From the line containing "Rebuild this diagram" through the line containing "(0,0) rectangle (1024,492);", retype each line exactly; include both end lines and nothing beyond them.
[start of Task material]
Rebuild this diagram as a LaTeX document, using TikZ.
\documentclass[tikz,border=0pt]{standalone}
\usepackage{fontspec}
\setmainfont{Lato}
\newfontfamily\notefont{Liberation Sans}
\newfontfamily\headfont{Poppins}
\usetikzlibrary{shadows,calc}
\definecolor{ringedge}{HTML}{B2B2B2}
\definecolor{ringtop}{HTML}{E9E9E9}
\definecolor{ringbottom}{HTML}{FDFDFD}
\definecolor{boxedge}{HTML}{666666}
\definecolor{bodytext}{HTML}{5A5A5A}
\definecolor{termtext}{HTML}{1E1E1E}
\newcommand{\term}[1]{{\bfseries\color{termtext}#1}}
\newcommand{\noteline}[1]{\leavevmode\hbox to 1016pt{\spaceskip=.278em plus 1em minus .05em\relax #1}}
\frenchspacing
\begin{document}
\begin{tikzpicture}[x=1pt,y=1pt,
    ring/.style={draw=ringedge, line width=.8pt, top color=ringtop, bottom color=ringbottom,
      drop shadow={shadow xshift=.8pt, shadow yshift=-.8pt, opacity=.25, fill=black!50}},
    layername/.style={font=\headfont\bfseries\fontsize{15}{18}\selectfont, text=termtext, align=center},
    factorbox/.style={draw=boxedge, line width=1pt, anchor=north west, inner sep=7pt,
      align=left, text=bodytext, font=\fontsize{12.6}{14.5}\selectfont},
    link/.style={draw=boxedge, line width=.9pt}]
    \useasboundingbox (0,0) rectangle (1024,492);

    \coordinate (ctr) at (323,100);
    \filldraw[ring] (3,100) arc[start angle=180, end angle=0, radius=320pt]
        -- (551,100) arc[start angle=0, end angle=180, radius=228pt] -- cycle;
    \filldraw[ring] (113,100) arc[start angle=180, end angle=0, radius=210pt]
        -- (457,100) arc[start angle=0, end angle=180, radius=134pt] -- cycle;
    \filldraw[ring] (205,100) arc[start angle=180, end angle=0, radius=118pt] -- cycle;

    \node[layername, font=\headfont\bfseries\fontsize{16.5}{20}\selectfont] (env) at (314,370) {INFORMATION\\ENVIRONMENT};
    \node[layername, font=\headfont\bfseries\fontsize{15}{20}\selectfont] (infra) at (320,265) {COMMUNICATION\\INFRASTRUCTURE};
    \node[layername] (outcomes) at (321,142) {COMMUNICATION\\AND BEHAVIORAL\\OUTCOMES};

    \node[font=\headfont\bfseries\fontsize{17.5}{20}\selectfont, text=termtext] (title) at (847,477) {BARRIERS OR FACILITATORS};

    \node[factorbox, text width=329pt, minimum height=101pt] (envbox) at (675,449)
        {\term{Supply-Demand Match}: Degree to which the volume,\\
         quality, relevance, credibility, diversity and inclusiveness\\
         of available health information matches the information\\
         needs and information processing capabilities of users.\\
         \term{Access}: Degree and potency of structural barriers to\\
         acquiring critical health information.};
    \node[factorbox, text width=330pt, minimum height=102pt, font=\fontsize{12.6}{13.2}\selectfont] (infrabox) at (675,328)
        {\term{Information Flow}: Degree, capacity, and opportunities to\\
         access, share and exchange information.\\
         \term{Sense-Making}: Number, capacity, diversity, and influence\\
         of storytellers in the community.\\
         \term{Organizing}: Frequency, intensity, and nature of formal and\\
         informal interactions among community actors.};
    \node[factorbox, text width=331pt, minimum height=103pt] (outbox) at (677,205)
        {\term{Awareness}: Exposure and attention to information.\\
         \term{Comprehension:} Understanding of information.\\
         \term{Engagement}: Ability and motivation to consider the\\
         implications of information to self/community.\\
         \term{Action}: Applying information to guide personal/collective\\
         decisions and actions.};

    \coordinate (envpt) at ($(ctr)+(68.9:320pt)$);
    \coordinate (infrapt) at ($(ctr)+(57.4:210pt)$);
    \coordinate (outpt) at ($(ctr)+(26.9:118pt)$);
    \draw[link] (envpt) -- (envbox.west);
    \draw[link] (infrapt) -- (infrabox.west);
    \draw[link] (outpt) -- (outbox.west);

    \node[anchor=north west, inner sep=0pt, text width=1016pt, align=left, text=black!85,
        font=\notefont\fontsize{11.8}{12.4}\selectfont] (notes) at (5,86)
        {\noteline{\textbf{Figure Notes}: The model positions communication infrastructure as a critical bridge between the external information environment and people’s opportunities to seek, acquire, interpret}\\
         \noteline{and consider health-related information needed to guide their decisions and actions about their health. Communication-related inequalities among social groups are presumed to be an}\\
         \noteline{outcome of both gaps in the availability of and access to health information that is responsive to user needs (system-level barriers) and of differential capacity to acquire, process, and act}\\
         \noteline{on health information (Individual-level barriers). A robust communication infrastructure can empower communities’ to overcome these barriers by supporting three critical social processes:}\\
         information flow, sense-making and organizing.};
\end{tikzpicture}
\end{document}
[end of Task material]
[start of Task material]
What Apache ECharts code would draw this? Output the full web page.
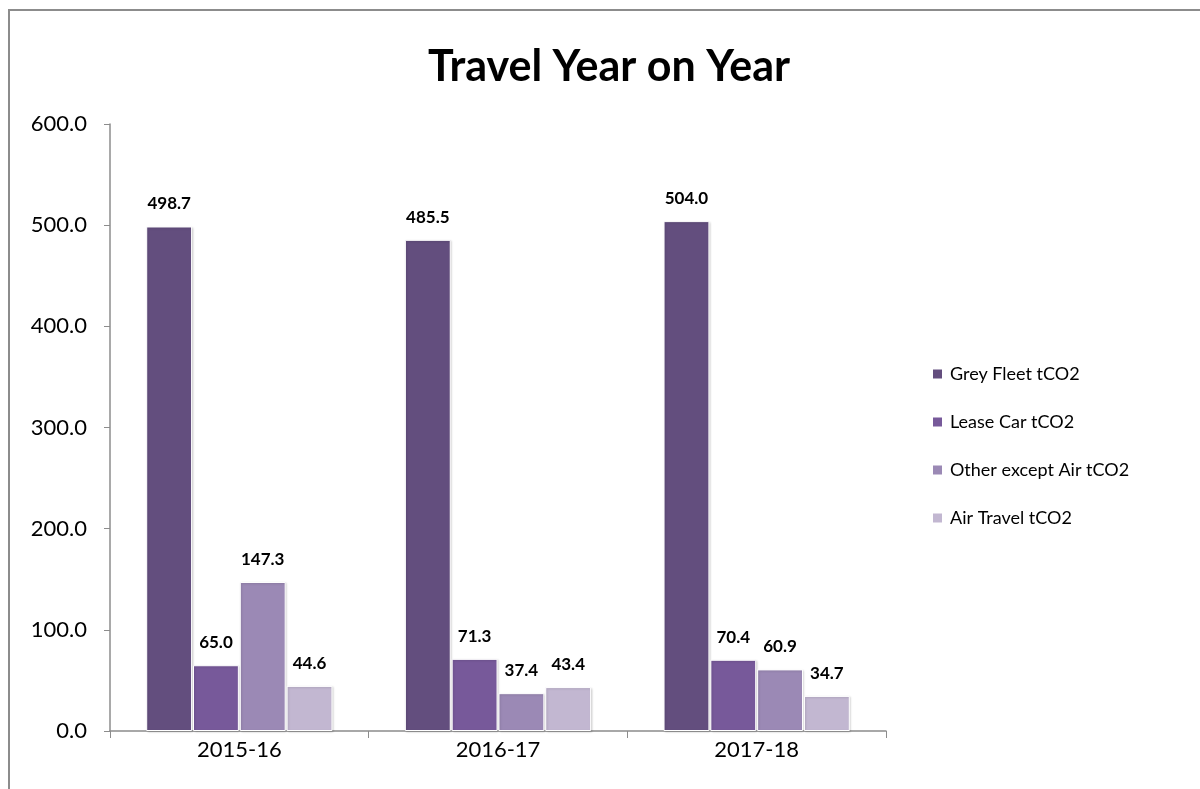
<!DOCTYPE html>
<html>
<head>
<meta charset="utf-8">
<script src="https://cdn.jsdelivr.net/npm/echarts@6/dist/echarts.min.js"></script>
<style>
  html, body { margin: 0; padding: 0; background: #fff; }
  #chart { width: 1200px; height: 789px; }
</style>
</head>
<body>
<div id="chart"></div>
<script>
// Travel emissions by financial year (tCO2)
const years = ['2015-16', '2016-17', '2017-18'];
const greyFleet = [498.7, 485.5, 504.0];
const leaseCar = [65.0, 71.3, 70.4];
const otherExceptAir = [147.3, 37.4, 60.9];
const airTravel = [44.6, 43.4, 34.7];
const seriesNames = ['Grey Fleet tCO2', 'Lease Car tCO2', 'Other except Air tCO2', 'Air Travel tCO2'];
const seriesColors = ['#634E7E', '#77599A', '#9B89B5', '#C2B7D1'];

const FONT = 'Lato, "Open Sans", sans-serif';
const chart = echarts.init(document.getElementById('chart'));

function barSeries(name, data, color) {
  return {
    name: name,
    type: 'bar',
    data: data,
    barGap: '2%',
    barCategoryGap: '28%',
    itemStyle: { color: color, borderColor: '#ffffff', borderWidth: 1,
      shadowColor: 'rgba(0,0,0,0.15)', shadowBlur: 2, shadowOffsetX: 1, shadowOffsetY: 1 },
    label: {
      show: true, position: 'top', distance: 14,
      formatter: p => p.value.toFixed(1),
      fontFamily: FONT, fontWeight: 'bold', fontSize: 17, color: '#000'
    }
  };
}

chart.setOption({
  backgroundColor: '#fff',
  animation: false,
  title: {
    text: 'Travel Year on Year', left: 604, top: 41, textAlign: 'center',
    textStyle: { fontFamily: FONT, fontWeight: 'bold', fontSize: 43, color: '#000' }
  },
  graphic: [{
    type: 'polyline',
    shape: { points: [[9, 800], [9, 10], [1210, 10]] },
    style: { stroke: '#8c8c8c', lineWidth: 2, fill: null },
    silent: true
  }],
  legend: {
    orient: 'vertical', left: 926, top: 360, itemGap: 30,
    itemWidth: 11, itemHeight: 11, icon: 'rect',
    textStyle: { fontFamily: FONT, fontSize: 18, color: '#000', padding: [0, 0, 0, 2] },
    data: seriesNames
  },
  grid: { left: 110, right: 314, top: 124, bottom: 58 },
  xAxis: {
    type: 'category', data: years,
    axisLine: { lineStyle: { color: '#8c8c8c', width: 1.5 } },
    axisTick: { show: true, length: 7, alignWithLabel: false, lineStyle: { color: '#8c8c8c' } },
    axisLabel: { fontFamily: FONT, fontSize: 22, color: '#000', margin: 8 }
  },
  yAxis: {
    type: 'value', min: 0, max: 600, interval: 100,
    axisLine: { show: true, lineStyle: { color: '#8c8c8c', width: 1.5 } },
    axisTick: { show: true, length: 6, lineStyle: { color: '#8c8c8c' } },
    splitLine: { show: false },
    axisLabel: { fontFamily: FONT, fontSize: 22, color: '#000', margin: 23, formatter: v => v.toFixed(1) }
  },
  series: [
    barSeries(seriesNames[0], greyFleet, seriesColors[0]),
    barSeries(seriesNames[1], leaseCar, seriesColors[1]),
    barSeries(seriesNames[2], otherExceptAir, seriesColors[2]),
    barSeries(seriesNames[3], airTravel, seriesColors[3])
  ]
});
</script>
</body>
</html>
[end of Task material]
* Solution to this task:
Rebuild this diagram as a LaTeX document, using TikZ.
\documentclass[tikz,border=0pt]{standalone}
\usepackage{fontspec}
\setmainfont{Lato}
\newfontfamily\notefont{Liberation Sans}
\newfontfamily\headfont{Poppins}
\usetikzlibrary{shadows,calc}
\definecolor{ringedge}{HTML}{B2B2B2}
\definecolor{ringtop}{HTML}{E9E9E9}
\definecolor{ringbottom}{HTML}{FDFDFD}
\definecolor{boxedge}{HTML}{666666}
\definecolor{bodytext}{HTML}{5A5A5A}
\definecolor{termtext}{HTML}{1E1E1E}
\newcommand{\term}[1]{{\bfseries\color{termtext}#1}}
\newcommand{\noteline}[1]{\leavevmode\hbox to 1016pt{\spaceskip=.278em plus 1em minus .05em\relax #1}}
\frenchspacing
\begin{document}
\begin{tikzpicture}[x=1pt,y=1pt,
    ring/.style={draw=ringedge, line width=.8pt, top color=ringtop, bottom color=ringbottom,
      drop shadow={shadow xshift=.8pt, shadow yshift=-.8pt, opacity=.25, fill=black!50}},
    layername/.style={font=\headfont\bfseries\fontsize{15}{18}\selectfont, text=termtext, align=center},
    factorbox/.style={draw=boxedge, line width=1pt, anchor=north west, inner sep=7pt,
      align=left, text=bodytext, font=\fontsize{12.6}{14.5}\selectfont},
    link/.style={draw=boxedge, line width=.9pt}]
    \useasboundingbox (0,0) rectangle (1024,492);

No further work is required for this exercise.